Based on these principles, when reading a psalm, here is the approach I take:

  • Read and understand the psalm first according to its original historical setting and psalm-type.
  • Read and understand the psalm in the context of the entire Book of Psalms and see how it contributes to that message.
  • Read and understand the psalm as a prayer of the Messiah. What does it tell me about him, his character, and the nature of his rule?
  • As a follower of the Messiah, one called to walk with him in his ways and under his rule, what instruction does the psalm give me for my faith journey?

And so we will begin! As always, I’d love to have your comments. Next time, we will do an overview of Psalms 120-134. I encourage you to read them this week and meditate upon them prayerfully.


  1. I like the psalms of ascent. But, a quick question, would you consider Psalm 84 as one of the psalms of ascent, even though it was placed significantly earlier in the collection of psalms?

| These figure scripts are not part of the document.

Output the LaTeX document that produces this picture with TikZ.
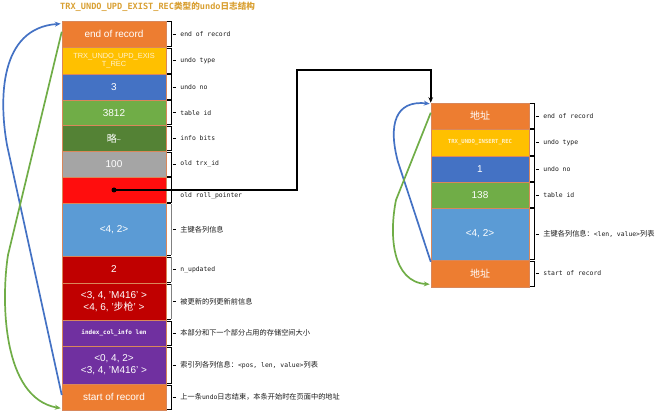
\documentclass[tikz,border=0pt]{standalone}
\usepackage{fontspec}
\setmainfont{Liberation Sans}
\newfontfamily\cjk{Noto Sans CJK SC}
\newfontfamily\mono{DejaVu Sans Mono}
\usetikzlibrary{calc,arrows.meta}
\definecolor{cOrange}{HTML}{ED7D31}
\definecolor{cGold}{HTML}{FFC000}
\definecolor{cBlue}{HTML}{4472C4}
\definecolor{cGreen}{HTML}{70AD47}
\definecolor{cDkGreen}{HTML}{548235}
\definecolor{cGrey}{HTML}{A5A5A5}
\definecolor{cRed}{HTML}{FF0D0D}
\definecolor{cLtBlue}{HTML}{5B9BD5}
\definecolor{cDkRed}{HTML}{C00000}
\definecolor{cPurple}{HTML}{7030A0}
\definecolor{cEdge}{HTML}{D9875A}
\definecolor{cTitle}{HTML}{D9A033}
\definecolor{cPale}{HTML}{FFF2CC}
\definecolor{cLabel}{HTML}{1A1A1A}
\newcommand{\zhtxt}[1]{{\cjk\fontsize{7.2}{8.6}\selectfont #1}}
\begin{document}
\begin{tikzpicture}[x=1pt,y=-1pt,
  row/.style={draw=cEdge, line width=0.5pt, minimum width=104pt, inner sep=0pt,
    text=white, font=\fontsize{10}{12}\selectfont, align=center},
  rrow/.style={row, minimum width=98pt},
  lbl/.style={anchor=west, inner sep=0pt, text=cLabel, font=\mono\fontsize{6.4}{7.5}\selectfont},
  brk/.style={line width=0.5pt, draw=black},
  gbrk/.style={line width=0.8pt, draw=gray},
  ptr/.style={line width=1.6pt, draw=black, -{Stealth[length=5.5pt,width=4.5pt]}},
  bluecurve/.style={line width=1.7pt, draw=cBlue, -{Stealth[length=6pt,width=5pt]}},
  greencurve/.style={line width=1.7pt, draw=cGreen, -{Stealth[length=6pt,width=5pt]}}]
\useasboundingbox (0,0) rectangle (672,414);

% title
\node[anchor=west, inner sep=0pt, text=cTitle] (title) at (60,7)
  {\mono\bfseries\fontsize{8.6}{10}\selectfont TRX\_UNDO\_UPD\_EXIST\_REC{\cjk 类型的}undo{\cjk 日志结构}};

% left column
\node[row, fill=cOrange, minimum height=26.5pt] (r1) at (114,34.25) {end of record};
\node[row, fill=cGold, minimum height=26.5pt, text=cPale, font=\fontsize{7.4}{8.6}\selectfont] (r2) at (114,60.75) {TRX\_UNDO\_UPD\_EXIS\\T\_REC};
\node[row, fill=cBlue, minimum height=26pt] (r3) at (114,87) {3};
\node[row, fill=cGreen, minimum height=25.5pt] (r4) at (114,112.75) {3812};
\node[row, fill=cDkGreen, minimum height=26pt] (r5) at (114,138.5) {{\cjk 略}{\fontsize{7}{8}\selectfont\textasciitilde}};
\node[row, fill=cGrey, minimum height=25.5pt] (r6) at (114,164.25) {100};
\node[row, fill=cRed, minimum height=26pt] (r7) at (114,190) {};
\node[row, fill=cLtBlue, minimum height=53pt] (r8) at (114,229.5) {<4, 2>};
\node[row, fill=cDkRed, minimum height=27pt] (r9) at (114,269.5) {2};
\node[row, fill=cDkRed, minimum height=37pt] (r10) at (114,301.5) {<3, 4, 'M416' >\\<4, 6, '{\cjk 步枪}' >};
\node[row, fill=cPurple, minimum height=26pt, font=\mono\bfseries\fontsize{6}{7}\selectfont] (r11) at (114,333) {index\_col\_info len};
\node[row, fill=cPurple, minimum height=38pt] (r12) at (114,365) {<0, 4, 2>\\<3, 4, 'M416' >};
\node[row, fill=cOrange, minimum height=26pt] (r13) at (114,397) {start of record};

% right column
\node[rrow, fill=cOrange, minimum height=26pt] (q1) at (480,116) {{\cjk 地址}};
\node[rrow, fill=cGold, minimum height=27pt, text=cPale, font=\mono\bfseries\fontsize{5.6}{7}\selectfont] (q2) at (480,142.5) {TRX\_UNDO\_INSERT\_REC};
\node[rrow, fill=cBlue, minimum height=26pt] (q3) at (480,169) {1};
\node[rrow, fill=cGreen, minimum height=26pt] (q4) at (480,195) {138};
\node[rrow, fill=cLtBlue, minimum height=52pt] (q5) at (480,234) {<4, 2>};
\node[rrow, fill=cOrange, minimum height=27pt] (q6) at (480,273.5) {{\cjk 地址}};

% brackets
\foreach \n in {r1,r2,r3,r4,r5,r6,r7,r11,r12,r13,q1,q2,q3,q4,q5,q6} {
  \draw[brk] ($(\n.north east)+(0.5,1)$) -- ++(4.5,0) |- ($(\n.south east)+(0.5,-1)$);
  \draw[brk] ($(\n.east)+(6.5,0)$) -- ++(3,0);
}
\foreach \n in {r8,r9,r10} {
  \draw[brk] ($(\n.north east)+(0.5,1)$) -- ++(4.5,0);
  \draw[brk] ($(\n.south east)+(0.5,-1)$) -- ++(4.5,0);
  \draw[gbrk] ($(\n.north east)+(5,1)$) -- ($(\n.south east)+(5,-1)$);
  \draw[brk] ($(\n.east)+(6.5,0)$) -- ++(3,0);
}

% left labels
\node[lbl] (l1) at ($(r1.east)+(14,0)$) {end of record};
\node[lbl] (l2) at ($(r2.east)+(14,0)$) {undo type};
\node[lbl] (l3) at ($(r3.east)+(14,0)$) {undo no};
\node[lbl] (l4) at ($(r4.east)+(14,0)$) {table id};
\node[lbl] (l5) at ($(r5.east)+(14,0)$) {info bits};
\node[lbl] (l6) at ($(r6.east)+(14,0)$) {old trx\_id};
\node[lbl] (l7) at ($(r7.east)+(14,5.5)$) {old roll\_pointer};
\node[lbl] (l8) at ($(r8.east)+(14,0)$) {\zhtxt{主键各列信息}};
\node[lbl] (l9) at ($(r9.east)+(14,0)$) {n\_updated};
\node[lbl] (l10) at ($(r10.east)+(14,0)$) {\zhtxt{被更新的列更新前信息}};
\node[lbl] (l11) at ($(r11.east)+(14,0)$) {\zhtxt{本部分和下一个部分占用的存储空间大小}};
\node[lbl] (l12) at ($(r12.east)+(14,0)$) {\zhtxt{索引列各列信息：}<pos, len, value>\zhtxt{列表}};
\node[lbl] (l13) at ($(r13.east)+(14,0)$) {\zhtxt{上一条}undo\zhtxt{日志结束，本条开始时在页面中的地址}};

% right labels
\node[lbl] (m1) at ($(q1.east)+(14,0)$) {end of record};
\node[lbl] (m2) at ($(q2.east)+(14,0)$) {undo type};
\node[lbl] (m3) at ($(q3.east)+(14,0)$) {undo no};
\node[lbl] (m4) at ($(q4.east)+(14,0)$) {table id};
\node[lbl] (m5) at ($(q5.east)+(14,0)$) {\zhtxt{主键各列信息：}<len, value>\zhtxt{列表}};
\node[lbl] (m6) at ($(q6.east)+(14,0)$) {start of record};

% roll pointer
\coordinate (dot) at (r7.center);
\coordinate (bend) at (297,70);
\draw[ptr] (dot) -| (bend) -| (q1.north west);
\fill[black] (dot) circle (2.5pt);

% left curves
\coordinate (lbs) at ($(r13.west)+(0,-2)$);
\coordinate (lbe) at ($(r1.north west)+(-1,3)$);
\coordinate (lgs) at ($(r1.north west)+(0,11)$);
\coordinate (lge) at ($(r13.south west)+(-1,-2)$);
\draw[bluecurve] (lbs) -- (7,145) .. controls (-1,100) and (-1,28) .. (lbe);
\draw[greencurve] (lgs) -- (8,255) .. controls (1,300) and (2,398) .. (lge);

% right curves
\coordinate (rbs) at ($(q6.north west)+(0,2)$);
\coordinate (rbe) at ($(q1.north west)+(-1,1)$);
\coordinate (rgs) at ($(q1.north west)+(0,10)$);
\coordinate (rge) at ($(q6.south west)+(-1,-3)$);
\draw[bluecurve] (rbs) -- (398,162) .. controls (388,125) and (395,100) .. (rbe);
\draw[greencurve] (rgs) -- (396,200) .. controls (389,235) and (392,282) .. (rge);
\end{tikzpicture}
\end{document}
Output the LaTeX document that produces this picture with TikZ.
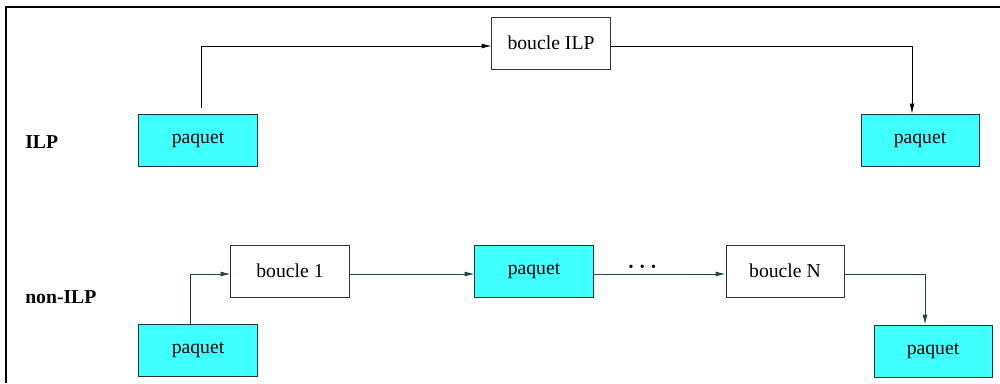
\documentclass[tikz,border=0pt]{standalone}
\usepackage{fontspec}
\setmainfont{Liberation Serif}
\usetikzlibrary{arrows.meta,shadows}
\definecolor{pktfill}{HTML}{40FFFF}
\definecolor{edgedark}{HTML}{1E3838}
\definecolor{lineteal}{HTML}{1F4646}
\tikzset{
  pktBox/.style={draw=edgedark, fill=pktfill, line width=0.7pt, inner sep=0pt,
    minimum width=2.95cm, minimum height=1.3cm, font=\fontsize{14}{17}\selectfont,
    drop shadow={shadow xshift=0.7pt, shadow yshift=-0.7pt, fill=black!45, opacity=1}},
  loopBox/.style={pktBox, fill=white, draw=black!80},
  rowLbl/.style={anchor=west, inner sep=0pt, font=\fontsize{14}{17}\selectfont\bfseries},
  flow/.style={draw=black, line width=0.6pt, -{Latex[length=7pt,width=3.5pt]}},
  flowLow/.style={flow, draw=lineteal},
  frameLine/.style={draw=black, line width=1.8pt},
}

\begin{document}
\begin{tikzpicture}[x=0.025cm, y=-0.025cm]
  \useasboundingbox (0,0) rectangle (1000,383);
  \draw[frameLine] (1000,7) -- (6,7) -- (6,383);

  % ILP row
  \node[rowLbl] (lblILP) at (25,142) {ILP};
  \node[pktBox]  (pktInA)  at (198,140) {paquet};
  \node[loopBox] (loopILP) at (551,43)  {boucle ILP};
  \node[pktBox]  (pktOutA) at (920,140) {paquet};

  \draw[flow] ([xshift=0.075cm, yshift=0.15cm]pktInA.north) |- ([yshift=-0.075cm]loopILP.west);
  \draw[flow] ([yshift=-0.075cm]loopILP.east) -| ([xshift=-0.2cm]pktOutA.north);

  % non-ILP row
  \node[rowLbl] (lblNon) at (25,297) {non-ILP};
  \node[pktBox]  (pktInB)  at (198,350) {paquet};
  \node[loopBox] (loopOne) at (290,271) {boucle 1};
  \node[pktBox]  (pktMid)  at (534,271) {paquet};
  \node[loopBox] (loopN)   at (785,271) {boucle N};
  \node[pktBox]  (pktOutB) at (933,351) {paquet};

  \draw[flowLow] ([xshift=-0.2cm]pktInB.north) |- ([yshift=-0.075cm]loopOne.west);
  \draw[flowLow] ([yshift=-0.075cm]loopOne.east) -- ([yshift=-0.075cm]pktMid.west);
  \draw[flowLow] ([yshift=-0.075cm]pktMid.east) -- ([yshift=-0.075cm]loopN.west)
    node[pos=0.37, anchor=base, yshift=0.075cm, inner sep=0pt,
         font=\fontsize{10}{12}\selectfont] (dots)
    {\textbullet\hspace{4.5pt}\textbullet\hspace{4.5pt}\textbullet};
  \draw[flowLow] ([yshift=-0.075cm]loopN.east) -| ([xshift=-0.2cm]pktOutB.north);
\end{tikzpicture}
\end{document}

    5 Blessed is the man whose strength is in You,
    Whose heart is set on pilgrimage.
    6 As they pass through the Valley of Baca,
    They make it a spring;
    The rain also covers it with pools.
    7 They go from strength to strength;
    Each one appears before God in Zion.

    • It certainly expresses the theme of pilgrimage to Jerusalem. I would have to look at its placement in the Book of Psalms to analyze why it has been placed where it now stands. One thing I have learned in studying the Psalms is that the positioning of these songs in the book is not without purpose.

      By the way, good to hear from you, Fr. Ernesto.

  2. Mike – I’d also like to read more about the reasoning behind your principles of interpretation. I’m with you on the Psalms as the prayers of the messiah. That came to me through Bonhoeffer’s Life Together, and I wrote about that here: Jesus Prays the Psalms. I’d be curious if there were other paths to a similar conclusion.

    • I will talk more about this in future posts, but the primary reason for seeing the psalms as the prayers of the Messiah is the use of Psalm 2 as an intro to the Book. Psalms is The Torah of the King, just as the Pentateuch is the Torah of Moses. As Moses instructed God’s people from the standpoint of patriarchal faith, so Psalms instructs us from the perspective of God’s chosen King.

  3. I took a class on the book of Psalms one time, and it was definitely a favorite. I’m looking forward to this!